Ahora bien, ésta no es creadora de valores, porque lo que es bueno y malo para el hombre no lo decide él mismo. Así como el hecho de existir es algo que nos ha sido dado, tampoco somos nosotros quienes decidimos lo que es bueno o malo. Dios nos ha creado para darnos la vida eterna y es bueno lo que nos conduce a ese fin último que consiste en la felicidad plena y perfecta; y es malo lo que nos aparta de él. Gracias a la conciencia podemos percibir el bien y el mal en cada situación y decidir cómo hemos de obrar para alcanzar la meta a la que Dios nos llama.
La conciencia percibe unos principios que, aunque la fe nos ayuda a conocerlos con más claridad, tienen un valor universal, por lo que todos pueden comprenderlos con la luz natural de la razón. De ellos nacen las normas morales fundamentales.

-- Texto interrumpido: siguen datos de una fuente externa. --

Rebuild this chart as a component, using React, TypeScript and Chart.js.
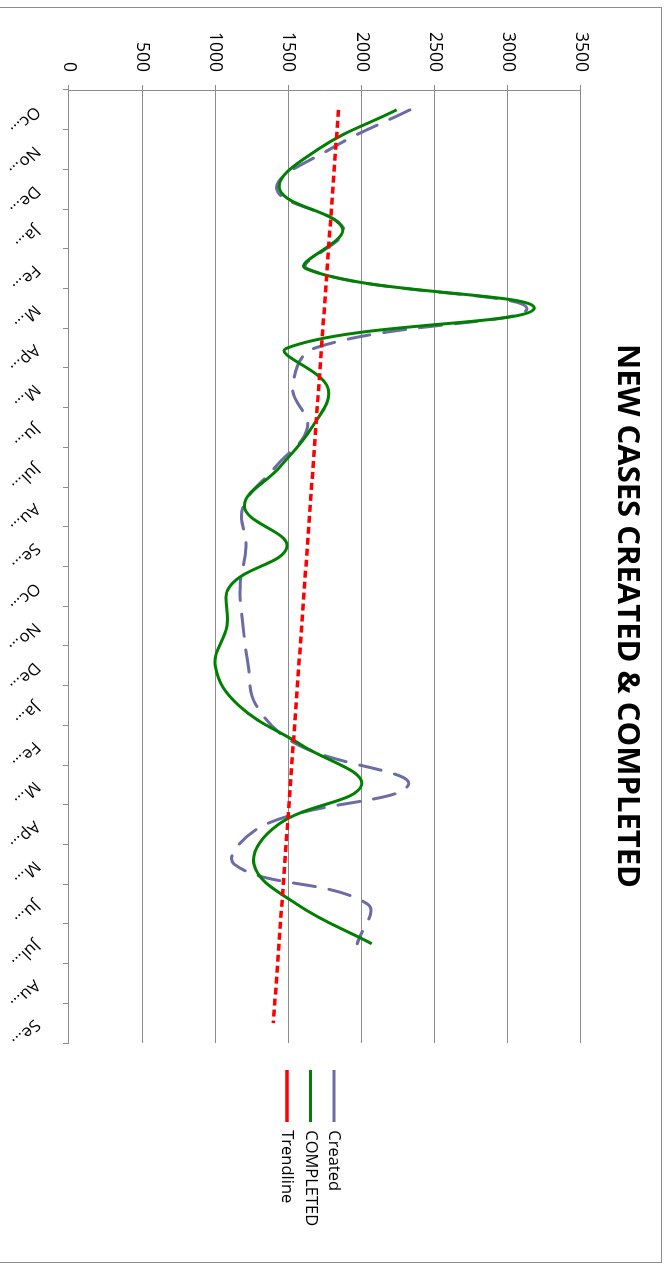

He aquí algunos ejemplos: todos tenemos la obligación moral de buscar la verdad, pues solo ella es el camino que conduce a la justicia y al bien; todos hemos de actuar movidos por el deseo de hacer el bien y evitar el mal; debemos seguir fielmente lo que sabemos que es justo y recto; no podemos hacer el mal sabiéndolo y deseándolo positivamente; no hemos de hacer a los demás lo que no nos gustaría que nos hicieran a nosotros mismos; los hemos de tratar como nos gustaría que nos trataran a nosotros, etc… Cuando no actuamos desde estos principios morales fundamentales con facilidad nos dejamos arrastrar por deseos e intereses egoístas y la conciencia va perdiendo la capacidad de discernimiento moral.
Ciertamente no siempre es fácil actuar según la propia conciencia. En la decisión moral hay tres momentos: percibir las normas morales fundamentales; aplicarlas a las circunstancias concretas en las que cada uno vive y tomar una decisión. A menudo se viven situaciones que dificultan la percepción de lo que es bueno o malo: estamos sometidos a las influencias del ambiente cultural en el que nos encontramos; muchos piensan que el propio bien se alcanza con la realización de los deseos que nacen de nuestro interior; las presiones que nos vienen desde el exterior también pueden oscurecer el conocimiento de los valores y llevarnos al error en los juicios morales. Ahora bien, cuando una persona actúa con rectitud de conciencia (es decir, buscando y deseando hacer el bien), aunque se equivoque no pierde su dignidad, porque buscar los caminos para formarse un juicio moral es más digno del ser humano que prescindir de la pregunta por la moralidad de los propios actos, que es un hecho muy frecuente en el mundo en el que nos encontramos.